As we have mentioned before in this series in passing, Czechs begin life in Afghanistan with a slightly privileged position. Czechs and Slovaks made a name for themselves among the Afghans as skilled manufacturers, as Afghan Czechoslovak Karim Zahmat explains:
“Good things came from Czechoslovakia, crystal from Bohemia, for example, is very well known. Razors came from Czechoslovakia and they were very good, and shoes from Baťa and Partizanské, our people know these things well, and excellent fabrics that you still see in Afghanistan today, everyone looks and asks if what you’re wearing is from Czechoslovakia. But some know about the breakup and some don’t, so you say you’re Czech and they’ll say ‘where on earth is that’?”
But in the mountains of Afghanistan there are places where few Afghans have never been, to say nothing of Baťa and Partizanské, and in some places what they know of Czechs is People in Need. Engineer Feda Yari:“We really work in areas where even the government has never been and where there have never been any projects, you will see now what conditions people live in and they are glad that there not soldiers with us, that we are a civilian organisation working for the people, and the people find that very acceptable.”

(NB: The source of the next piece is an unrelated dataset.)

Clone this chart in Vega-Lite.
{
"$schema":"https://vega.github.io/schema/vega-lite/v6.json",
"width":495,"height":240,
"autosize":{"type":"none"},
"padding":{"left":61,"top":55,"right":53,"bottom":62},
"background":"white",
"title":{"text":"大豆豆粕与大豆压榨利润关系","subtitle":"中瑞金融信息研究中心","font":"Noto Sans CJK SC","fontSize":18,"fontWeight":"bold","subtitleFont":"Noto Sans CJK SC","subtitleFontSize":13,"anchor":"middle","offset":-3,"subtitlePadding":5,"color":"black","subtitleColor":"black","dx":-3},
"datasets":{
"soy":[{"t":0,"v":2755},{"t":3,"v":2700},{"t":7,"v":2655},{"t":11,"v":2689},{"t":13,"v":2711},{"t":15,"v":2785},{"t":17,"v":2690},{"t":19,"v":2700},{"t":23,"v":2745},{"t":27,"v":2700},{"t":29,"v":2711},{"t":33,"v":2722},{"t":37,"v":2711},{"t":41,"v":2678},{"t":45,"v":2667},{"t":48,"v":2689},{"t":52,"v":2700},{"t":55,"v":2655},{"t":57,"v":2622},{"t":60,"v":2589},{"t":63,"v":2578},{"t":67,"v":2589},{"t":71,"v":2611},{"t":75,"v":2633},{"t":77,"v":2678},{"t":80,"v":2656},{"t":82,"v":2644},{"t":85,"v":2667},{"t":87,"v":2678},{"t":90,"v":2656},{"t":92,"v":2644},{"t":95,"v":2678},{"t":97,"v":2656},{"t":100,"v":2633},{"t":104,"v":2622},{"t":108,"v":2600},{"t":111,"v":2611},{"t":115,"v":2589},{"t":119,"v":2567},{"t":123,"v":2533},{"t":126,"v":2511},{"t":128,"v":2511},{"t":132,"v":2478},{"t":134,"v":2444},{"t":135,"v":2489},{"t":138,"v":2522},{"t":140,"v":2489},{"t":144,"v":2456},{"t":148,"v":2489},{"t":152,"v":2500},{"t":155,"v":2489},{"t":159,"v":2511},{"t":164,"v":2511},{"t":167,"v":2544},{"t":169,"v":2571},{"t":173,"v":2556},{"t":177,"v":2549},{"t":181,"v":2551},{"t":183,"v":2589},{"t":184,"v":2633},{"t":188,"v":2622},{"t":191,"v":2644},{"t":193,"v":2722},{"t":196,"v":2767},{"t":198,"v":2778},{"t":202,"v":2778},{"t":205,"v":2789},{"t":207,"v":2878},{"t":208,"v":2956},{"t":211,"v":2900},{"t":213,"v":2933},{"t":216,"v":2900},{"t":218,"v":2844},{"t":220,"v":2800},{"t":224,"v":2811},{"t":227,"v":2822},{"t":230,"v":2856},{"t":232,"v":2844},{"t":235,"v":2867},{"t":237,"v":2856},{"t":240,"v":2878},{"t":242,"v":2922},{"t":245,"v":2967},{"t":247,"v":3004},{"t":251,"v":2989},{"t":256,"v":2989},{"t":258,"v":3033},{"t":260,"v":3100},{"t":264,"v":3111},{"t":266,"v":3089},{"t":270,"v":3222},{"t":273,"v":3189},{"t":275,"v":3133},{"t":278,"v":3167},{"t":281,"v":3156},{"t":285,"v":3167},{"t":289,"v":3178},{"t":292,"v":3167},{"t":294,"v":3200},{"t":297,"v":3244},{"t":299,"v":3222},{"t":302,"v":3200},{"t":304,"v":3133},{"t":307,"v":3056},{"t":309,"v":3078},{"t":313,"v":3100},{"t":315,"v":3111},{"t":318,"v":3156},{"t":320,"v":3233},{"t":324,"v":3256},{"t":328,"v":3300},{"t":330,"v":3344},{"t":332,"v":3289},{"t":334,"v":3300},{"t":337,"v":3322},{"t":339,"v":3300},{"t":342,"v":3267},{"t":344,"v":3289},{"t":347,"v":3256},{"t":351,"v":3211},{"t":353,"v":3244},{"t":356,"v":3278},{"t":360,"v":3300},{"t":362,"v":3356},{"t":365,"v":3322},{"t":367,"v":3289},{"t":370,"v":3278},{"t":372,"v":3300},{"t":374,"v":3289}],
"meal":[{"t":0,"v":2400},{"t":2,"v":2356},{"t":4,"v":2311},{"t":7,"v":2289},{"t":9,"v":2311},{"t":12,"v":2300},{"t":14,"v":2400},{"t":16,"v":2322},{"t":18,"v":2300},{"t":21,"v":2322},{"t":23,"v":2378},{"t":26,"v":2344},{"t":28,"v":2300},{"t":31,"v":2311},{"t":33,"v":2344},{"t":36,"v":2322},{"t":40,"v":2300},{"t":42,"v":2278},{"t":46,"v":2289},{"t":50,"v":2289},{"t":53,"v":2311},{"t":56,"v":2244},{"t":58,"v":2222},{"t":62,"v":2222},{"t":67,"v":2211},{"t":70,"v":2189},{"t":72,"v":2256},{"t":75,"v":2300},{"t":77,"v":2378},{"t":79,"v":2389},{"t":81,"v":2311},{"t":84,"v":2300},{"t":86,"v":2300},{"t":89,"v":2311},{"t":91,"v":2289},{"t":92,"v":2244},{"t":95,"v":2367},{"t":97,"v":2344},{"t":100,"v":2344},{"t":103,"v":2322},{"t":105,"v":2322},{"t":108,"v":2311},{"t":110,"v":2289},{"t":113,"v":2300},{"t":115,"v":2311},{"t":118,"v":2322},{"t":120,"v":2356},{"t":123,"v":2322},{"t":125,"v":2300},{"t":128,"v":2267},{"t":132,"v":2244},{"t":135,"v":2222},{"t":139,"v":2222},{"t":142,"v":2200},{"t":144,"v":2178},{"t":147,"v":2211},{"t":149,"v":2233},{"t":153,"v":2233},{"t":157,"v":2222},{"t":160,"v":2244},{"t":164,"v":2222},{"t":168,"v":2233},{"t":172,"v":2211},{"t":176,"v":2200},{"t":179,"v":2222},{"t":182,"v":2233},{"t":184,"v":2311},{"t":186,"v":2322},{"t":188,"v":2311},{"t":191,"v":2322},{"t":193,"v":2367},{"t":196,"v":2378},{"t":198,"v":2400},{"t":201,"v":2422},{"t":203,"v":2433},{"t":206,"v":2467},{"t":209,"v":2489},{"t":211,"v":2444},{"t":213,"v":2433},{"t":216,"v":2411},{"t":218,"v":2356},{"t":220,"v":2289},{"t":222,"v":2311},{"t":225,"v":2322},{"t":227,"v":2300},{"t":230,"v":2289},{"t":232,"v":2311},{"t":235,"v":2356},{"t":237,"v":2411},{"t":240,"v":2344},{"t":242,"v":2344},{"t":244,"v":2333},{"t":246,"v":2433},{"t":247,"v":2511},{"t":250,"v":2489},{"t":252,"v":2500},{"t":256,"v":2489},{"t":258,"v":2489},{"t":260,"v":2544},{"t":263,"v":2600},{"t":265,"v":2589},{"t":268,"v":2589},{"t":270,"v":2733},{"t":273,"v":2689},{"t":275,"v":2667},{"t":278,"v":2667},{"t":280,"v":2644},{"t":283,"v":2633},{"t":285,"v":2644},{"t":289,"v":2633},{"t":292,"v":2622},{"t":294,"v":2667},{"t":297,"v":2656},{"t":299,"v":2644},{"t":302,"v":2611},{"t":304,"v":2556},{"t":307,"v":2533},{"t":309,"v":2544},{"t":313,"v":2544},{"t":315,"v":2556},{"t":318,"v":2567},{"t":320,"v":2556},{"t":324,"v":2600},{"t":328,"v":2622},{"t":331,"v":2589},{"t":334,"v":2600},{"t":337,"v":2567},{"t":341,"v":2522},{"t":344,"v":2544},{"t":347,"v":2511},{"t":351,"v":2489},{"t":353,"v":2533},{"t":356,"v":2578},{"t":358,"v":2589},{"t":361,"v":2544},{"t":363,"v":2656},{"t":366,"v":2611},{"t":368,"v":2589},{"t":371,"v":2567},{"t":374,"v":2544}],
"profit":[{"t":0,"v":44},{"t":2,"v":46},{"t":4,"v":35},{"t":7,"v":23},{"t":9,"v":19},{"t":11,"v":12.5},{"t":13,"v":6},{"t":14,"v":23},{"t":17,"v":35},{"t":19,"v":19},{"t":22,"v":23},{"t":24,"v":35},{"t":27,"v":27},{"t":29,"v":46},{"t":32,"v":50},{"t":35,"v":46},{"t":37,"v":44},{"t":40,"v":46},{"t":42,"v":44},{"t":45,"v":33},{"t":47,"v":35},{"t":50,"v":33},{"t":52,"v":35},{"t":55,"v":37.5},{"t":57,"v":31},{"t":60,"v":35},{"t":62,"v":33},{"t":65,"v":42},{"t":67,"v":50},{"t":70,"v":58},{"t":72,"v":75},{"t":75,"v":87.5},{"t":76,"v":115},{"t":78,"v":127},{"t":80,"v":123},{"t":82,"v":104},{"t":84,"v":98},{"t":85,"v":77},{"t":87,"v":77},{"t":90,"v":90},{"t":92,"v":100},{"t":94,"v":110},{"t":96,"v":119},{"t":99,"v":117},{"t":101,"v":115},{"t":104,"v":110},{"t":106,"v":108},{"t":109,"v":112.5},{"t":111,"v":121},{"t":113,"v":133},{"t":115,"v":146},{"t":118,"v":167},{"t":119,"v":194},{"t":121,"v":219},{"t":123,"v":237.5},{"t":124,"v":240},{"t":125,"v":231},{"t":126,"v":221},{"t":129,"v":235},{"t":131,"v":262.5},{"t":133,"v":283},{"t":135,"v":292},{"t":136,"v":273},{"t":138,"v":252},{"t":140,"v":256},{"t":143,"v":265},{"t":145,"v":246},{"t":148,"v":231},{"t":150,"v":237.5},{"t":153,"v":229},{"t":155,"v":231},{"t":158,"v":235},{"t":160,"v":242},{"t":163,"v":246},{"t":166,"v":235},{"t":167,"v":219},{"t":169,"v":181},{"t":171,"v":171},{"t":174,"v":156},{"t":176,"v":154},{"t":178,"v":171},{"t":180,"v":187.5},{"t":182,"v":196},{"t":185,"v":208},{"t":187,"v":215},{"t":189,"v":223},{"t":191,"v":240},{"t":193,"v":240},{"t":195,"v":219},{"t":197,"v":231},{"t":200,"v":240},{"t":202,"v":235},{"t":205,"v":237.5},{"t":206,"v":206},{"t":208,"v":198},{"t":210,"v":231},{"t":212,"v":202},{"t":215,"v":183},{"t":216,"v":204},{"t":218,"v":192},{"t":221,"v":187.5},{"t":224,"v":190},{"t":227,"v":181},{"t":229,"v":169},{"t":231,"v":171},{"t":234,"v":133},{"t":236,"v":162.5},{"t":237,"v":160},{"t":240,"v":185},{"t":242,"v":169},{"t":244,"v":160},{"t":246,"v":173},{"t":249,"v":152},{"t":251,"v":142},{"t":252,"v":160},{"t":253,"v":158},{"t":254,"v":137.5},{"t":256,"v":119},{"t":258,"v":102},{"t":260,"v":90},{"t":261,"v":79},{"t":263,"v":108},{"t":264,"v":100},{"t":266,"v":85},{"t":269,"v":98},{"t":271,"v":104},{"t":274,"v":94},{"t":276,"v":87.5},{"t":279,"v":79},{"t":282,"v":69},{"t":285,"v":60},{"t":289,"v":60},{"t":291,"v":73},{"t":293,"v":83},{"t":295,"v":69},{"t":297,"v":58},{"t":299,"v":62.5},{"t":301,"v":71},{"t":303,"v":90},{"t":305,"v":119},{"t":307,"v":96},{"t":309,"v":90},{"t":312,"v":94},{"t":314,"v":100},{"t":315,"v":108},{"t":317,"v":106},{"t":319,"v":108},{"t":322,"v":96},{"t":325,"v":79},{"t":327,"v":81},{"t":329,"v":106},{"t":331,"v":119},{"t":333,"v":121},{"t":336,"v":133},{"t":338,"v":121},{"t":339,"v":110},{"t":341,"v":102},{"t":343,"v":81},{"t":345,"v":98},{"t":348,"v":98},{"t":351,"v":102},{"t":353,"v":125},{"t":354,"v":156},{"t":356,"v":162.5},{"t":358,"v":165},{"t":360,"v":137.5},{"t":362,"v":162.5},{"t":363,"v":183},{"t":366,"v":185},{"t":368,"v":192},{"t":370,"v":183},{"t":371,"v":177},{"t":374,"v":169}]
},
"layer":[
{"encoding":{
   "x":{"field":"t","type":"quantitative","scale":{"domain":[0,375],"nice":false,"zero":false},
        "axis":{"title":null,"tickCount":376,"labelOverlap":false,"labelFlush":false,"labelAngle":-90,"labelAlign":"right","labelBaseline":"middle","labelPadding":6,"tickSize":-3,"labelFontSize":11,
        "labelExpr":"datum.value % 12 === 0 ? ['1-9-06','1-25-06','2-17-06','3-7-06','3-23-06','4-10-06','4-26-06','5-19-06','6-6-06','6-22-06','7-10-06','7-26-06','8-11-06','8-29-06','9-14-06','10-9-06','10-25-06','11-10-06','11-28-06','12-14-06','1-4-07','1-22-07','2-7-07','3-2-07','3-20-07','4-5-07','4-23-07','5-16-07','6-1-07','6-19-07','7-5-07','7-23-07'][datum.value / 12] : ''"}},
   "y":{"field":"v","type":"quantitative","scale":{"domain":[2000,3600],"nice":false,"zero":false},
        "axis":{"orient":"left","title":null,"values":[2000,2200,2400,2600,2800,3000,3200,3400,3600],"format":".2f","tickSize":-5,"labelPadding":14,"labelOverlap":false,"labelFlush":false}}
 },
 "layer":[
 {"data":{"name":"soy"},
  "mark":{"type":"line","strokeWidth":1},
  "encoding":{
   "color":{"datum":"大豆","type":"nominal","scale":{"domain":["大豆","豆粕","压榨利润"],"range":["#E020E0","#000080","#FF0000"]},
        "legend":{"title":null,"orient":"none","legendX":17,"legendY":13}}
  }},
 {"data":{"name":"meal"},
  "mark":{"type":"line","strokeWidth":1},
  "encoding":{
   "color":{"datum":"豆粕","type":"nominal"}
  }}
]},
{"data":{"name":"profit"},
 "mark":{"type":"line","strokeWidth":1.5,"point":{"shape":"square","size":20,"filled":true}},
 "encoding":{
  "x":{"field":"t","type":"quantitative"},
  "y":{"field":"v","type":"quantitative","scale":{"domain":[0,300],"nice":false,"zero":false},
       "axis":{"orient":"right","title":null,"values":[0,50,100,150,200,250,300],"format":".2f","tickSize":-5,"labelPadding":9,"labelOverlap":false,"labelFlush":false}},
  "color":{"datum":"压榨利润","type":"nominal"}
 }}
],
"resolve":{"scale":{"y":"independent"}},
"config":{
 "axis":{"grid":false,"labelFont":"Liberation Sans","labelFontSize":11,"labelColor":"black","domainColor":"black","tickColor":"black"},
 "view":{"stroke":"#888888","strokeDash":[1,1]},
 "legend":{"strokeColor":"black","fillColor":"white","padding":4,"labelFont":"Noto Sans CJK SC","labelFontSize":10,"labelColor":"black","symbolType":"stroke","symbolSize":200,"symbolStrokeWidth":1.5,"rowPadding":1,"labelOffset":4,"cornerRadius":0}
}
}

Two competing proverbs come to mind as I sit in the makeshift bar in the dilapidated compound of People in Need in Mazar-i-Sharif after a sweaty day in the field: “when in Afghanistan, do as the Afghans do”, most certainly. But also “you can take the man out of Bohemia, but you can’t take Bohemia out of the man”. And inside every bearded or scarf-draped Czech after their terms of months to years here, there is a natural thirst for home.
What is that?
“This is a homemade beer, and you will be the person with the honour to taste it first.”
Is this the first Czech beer made in Afghanistan then?“Yes. Mazar Urquell.”
And how did you make this?
“Out of instant powder. Pavel received it as a farewell present from his friends. Na zdraví! [drinks]... I would call it a success!”